====== Raw records
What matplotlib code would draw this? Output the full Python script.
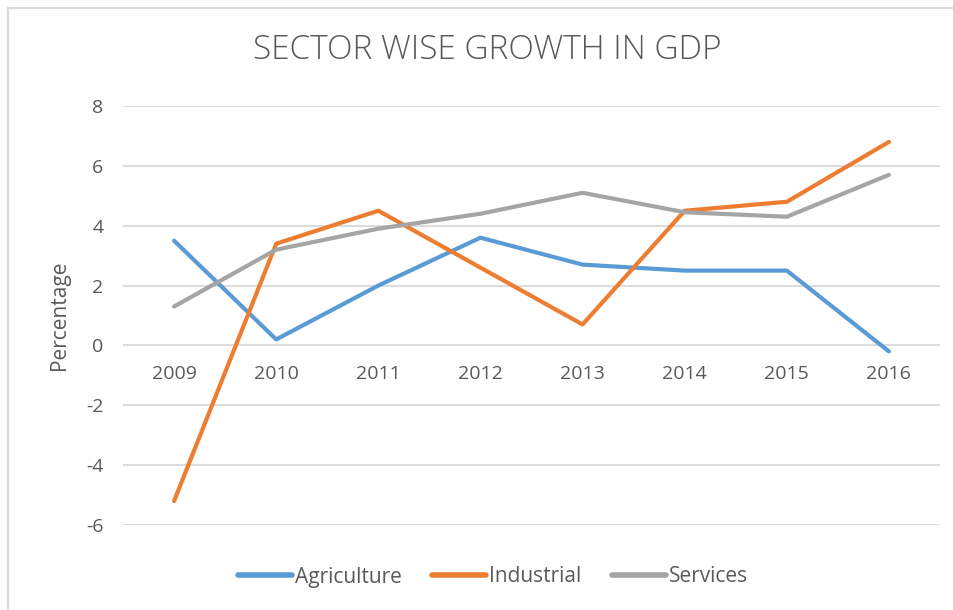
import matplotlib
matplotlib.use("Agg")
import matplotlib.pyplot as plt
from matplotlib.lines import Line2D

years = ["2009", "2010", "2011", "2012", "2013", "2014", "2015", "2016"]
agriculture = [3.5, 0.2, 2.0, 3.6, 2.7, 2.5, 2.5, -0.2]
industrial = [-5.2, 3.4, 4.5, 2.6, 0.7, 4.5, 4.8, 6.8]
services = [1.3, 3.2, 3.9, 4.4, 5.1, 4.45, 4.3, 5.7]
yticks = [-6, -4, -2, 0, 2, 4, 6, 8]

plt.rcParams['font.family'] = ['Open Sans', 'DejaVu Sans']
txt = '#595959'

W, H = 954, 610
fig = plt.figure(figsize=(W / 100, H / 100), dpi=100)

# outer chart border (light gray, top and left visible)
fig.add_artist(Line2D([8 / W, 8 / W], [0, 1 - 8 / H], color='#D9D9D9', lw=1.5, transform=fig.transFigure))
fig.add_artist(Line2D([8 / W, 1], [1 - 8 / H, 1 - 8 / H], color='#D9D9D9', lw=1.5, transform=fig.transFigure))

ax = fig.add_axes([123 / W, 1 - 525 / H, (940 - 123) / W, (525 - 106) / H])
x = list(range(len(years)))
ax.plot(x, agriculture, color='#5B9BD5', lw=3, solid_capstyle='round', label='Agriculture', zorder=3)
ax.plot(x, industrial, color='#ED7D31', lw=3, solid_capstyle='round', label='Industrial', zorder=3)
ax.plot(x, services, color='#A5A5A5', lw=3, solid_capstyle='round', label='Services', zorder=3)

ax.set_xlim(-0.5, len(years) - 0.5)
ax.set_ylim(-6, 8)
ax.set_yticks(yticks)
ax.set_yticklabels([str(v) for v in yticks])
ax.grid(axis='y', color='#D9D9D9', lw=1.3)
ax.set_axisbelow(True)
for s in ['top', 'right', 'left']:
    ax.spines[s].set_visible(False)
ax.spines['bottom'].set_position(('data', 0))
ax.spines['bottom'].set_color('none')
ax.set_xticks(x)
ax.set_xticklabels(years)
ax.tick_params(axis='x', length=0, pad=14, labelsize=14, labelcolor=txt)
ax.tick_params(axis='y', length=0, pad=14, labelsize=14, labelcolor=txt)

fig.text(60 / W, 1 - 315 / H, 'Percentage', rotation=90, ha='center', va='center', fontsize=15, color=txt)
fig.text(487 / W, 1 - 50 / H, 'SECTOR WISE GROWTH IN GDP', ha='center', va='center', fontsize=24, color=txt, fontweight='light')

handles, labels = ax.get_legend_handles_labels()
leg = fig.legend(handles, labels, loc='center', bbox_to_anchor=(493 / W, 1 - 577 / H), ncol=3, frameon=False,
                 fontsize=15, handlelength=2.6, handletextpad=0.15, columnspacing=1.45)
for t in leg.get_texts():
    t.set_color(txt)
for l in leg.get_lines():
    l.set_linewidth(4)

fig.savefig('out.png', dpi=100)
============
====== Raw records
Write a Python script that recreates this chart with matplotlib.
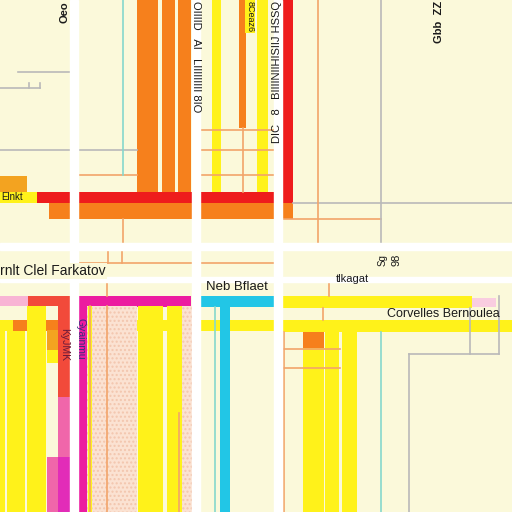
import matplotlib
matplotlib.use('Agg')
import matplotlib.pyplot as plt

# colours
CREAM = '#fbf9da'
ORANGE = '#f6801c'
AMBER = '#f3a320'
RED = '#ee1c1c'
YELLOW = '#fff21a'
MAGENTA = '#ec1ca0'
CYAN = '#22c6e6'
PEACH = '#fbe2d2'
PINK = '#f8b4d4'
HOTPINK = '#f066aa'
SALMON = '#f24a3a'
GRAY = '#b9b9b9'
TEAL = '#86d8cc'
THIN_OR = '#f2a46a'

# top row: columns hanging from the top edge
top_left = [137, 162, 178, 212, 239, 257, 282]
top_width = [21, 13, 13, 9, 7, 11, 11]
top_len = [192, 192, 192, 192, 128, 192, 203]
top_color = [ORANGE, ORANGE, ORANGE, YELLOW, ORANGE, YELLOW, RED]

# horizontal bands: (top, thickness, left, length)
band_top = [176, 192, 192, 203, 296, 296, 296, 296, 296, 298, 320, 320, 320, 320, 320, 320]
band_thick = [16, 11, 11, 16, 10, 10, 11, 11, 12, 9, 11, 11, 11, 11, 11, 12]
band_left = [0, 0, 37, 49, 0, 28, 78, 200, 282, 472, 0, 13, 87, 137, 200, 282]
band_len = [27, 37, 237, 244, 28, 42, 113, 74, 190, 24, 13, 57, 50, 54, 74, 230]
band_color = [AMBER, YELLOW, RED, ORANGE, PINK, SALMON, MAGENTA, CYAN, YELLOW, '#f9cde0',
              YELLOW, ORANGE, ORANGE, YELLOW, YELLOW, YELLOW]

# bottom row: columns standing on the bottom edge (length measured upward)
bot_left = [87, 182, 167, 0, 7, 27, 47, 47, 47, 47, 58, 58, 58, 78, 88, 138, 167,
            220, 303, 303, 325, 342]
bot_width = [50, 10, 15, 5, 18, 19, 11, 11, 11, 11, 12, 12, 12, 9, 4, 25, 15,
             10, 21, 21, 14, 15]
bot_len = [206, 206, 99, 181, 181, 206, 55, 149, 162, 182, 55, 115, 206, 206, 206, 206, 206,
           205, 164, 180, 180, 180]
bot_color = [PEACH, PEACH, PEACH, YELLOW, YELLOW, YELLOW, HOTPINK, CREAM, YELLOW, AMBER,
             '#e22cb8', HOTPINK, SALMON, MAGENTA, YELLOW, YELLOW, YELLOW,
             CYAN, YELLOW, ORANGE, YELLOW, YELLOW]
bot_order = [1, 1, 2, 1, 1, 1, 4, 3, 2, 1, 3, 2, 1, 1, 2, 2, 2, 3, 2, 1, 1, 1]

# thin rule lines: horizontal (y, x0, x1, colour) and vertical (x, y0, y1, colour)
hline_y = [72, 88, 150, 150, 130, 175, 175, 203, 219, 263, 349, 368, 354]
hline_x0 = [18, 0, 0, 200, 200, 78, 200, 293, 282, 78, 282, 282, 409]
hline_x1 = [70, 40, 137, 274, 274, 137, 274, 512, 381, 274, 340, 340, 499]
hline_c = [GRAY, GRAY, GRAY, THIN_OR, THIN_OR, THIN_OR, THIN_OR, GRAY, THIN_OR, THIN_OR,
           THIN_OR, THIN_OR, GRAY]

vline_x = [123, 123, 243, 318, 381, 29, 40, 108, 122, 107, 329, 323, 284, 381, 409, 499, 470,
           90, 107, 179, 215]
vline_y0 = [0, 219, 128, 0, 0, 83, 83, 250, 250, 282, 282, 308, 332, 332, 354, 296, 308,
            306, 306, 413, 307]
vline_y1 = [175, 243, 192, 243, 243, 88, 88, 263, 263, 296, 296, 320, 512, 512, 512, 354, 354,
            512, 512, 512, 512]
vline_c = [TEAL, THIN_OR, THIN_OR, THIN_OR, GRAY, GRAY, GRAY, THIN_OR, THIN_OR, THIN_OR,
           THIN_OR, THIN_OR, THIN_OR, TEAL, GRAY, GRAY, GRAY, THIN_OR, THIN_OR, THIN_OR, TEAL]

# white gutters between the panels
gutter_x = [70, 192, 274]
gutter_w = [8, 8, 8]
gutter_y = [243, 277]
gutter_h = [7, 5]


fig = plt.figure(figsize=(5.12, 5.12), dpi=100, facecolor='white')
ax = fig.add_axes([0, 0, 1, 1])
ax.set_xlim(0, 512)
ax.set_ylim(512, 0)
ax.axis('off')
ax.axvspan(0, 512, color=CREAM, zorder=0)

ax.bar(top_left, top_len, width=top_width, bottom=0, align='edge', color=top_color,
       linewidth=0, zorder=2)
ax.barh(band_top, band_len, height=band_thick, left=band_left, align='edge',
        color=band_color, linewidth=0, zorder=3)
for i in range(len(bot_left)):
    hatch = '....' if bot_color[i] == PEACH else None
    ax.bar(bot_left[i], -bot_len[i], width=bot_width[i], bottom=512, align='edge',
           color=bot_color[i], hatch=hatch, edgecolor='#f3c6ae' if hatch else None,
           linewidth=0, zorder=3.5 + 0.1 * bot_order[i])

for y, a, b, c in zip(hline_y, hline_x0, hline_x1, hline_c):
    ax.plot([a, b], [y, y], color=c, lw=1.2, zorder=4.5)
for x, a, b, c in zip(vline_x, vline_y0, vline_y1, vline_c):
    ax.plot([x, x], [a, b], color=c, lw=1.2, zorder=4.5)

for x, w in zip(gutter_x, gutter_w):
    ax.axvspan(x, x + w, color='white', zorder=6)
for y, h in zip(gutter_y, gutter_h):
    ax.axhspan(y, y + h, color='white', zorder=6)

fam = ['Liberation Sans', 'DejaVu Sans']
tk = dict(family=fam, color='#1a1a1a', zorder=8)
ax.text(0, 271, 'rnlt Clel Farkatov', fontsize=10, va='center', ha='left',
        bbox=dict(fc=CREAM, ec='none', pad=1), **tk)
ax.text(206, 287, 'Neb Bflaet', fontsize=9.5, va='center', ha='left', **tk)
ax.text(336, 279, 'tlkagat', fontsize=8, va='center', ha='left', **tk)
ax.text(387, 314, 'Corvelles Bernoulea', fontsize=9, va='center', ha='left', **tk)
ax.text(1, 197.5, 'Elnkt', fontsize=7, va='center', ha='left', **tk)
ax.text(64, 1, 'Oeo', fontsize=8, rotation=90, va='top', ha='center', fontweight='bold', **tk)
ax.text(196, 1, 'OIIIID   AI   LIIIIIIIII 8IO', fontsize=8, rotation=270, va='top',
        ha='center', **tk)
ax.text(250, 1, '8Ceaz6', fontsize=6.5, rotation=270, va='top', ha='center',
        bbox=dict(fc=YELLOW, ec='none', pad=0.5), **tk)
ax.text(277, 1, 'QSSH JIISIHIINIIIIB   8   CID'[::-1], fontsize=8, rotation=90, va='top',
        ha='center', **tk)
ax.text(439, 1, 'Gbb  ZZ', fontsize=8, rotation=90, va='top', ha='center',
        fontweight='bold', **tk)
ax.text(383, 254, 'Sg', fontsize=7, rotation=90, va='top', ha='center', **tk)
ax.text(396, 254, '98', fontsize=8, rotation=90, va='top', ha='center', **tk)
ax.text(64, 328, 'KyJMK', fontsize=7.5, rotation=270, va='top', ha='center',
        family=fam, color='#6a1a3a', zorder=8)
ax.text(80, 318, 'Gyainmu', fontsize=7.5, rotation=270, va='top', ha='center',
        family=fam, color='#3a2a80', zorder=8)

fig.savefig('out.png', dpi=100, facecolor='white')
============
====== Raw records
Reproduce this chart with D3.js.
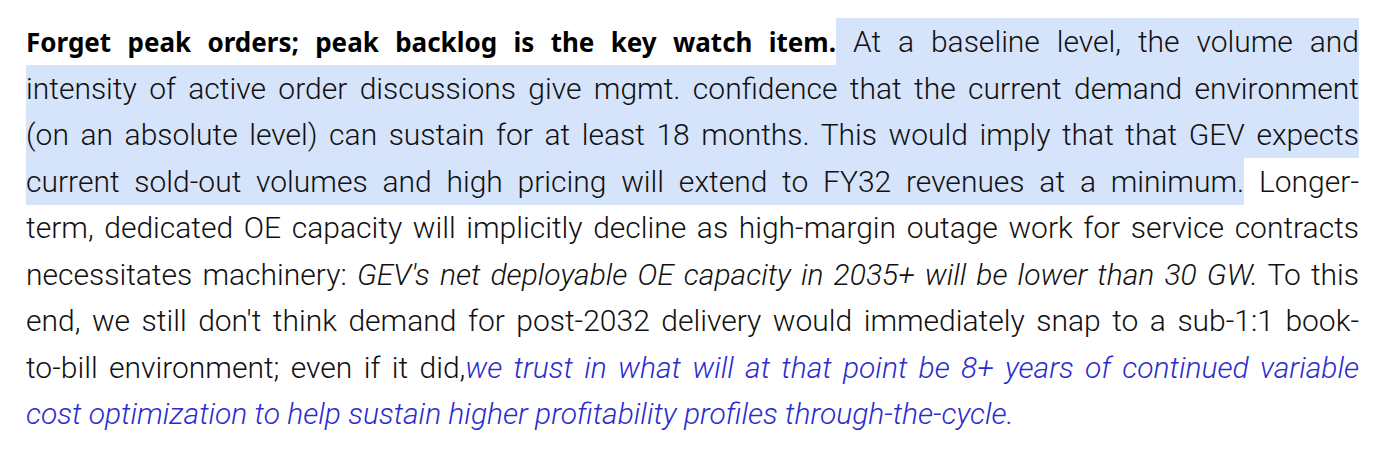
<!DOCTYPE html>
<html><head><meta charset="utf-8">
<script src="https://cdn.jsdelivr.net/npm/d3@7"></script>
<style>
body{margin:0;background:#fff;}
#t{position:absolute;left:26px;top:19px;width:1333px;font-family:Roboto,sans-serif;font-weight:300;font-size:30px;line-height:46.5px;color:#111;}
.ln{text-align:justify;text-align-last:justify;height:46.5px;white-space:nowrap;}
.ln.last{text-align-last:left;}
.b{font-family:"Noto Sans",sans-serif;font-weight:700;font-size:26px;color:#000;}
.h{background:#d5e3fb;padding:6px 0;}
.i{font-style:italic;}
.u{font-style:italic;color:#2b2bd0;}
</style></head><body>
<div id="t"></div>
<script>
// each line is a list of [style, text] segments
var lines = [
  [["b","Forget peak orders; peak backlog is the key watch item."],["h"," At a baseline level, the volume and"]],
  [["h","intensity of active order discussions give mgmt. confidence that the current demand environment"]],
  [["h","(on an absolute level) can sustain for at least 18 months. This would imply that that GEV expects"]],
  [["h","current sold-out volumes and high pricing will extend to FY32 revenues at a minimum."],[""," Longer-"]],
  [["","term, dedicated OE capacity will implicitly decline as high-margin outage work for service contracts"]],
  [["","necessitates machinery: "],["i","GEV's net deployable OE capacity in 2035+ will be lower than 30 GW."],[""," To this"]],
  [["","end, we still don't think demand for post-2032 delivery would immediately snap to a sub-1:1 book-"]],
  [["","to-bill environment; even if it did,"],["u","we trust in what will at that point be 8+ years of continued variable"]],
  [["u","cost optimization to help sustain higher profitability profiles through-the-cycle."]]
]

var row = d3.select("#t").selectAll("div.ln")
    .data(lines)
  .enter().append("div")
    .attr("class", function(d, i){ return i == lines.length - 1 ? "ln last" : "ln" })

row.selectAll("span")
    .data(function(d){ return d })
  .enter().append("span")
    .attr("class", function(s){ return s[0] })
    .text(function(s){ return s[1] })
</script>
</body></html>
============
» Task requirements
Pull out every line of the entries that includes the word "Python".

» Output for this exercise
What matplotlib code would draw this? Output the full Python script.
Write a Python script that recreates this chart with matplotlib.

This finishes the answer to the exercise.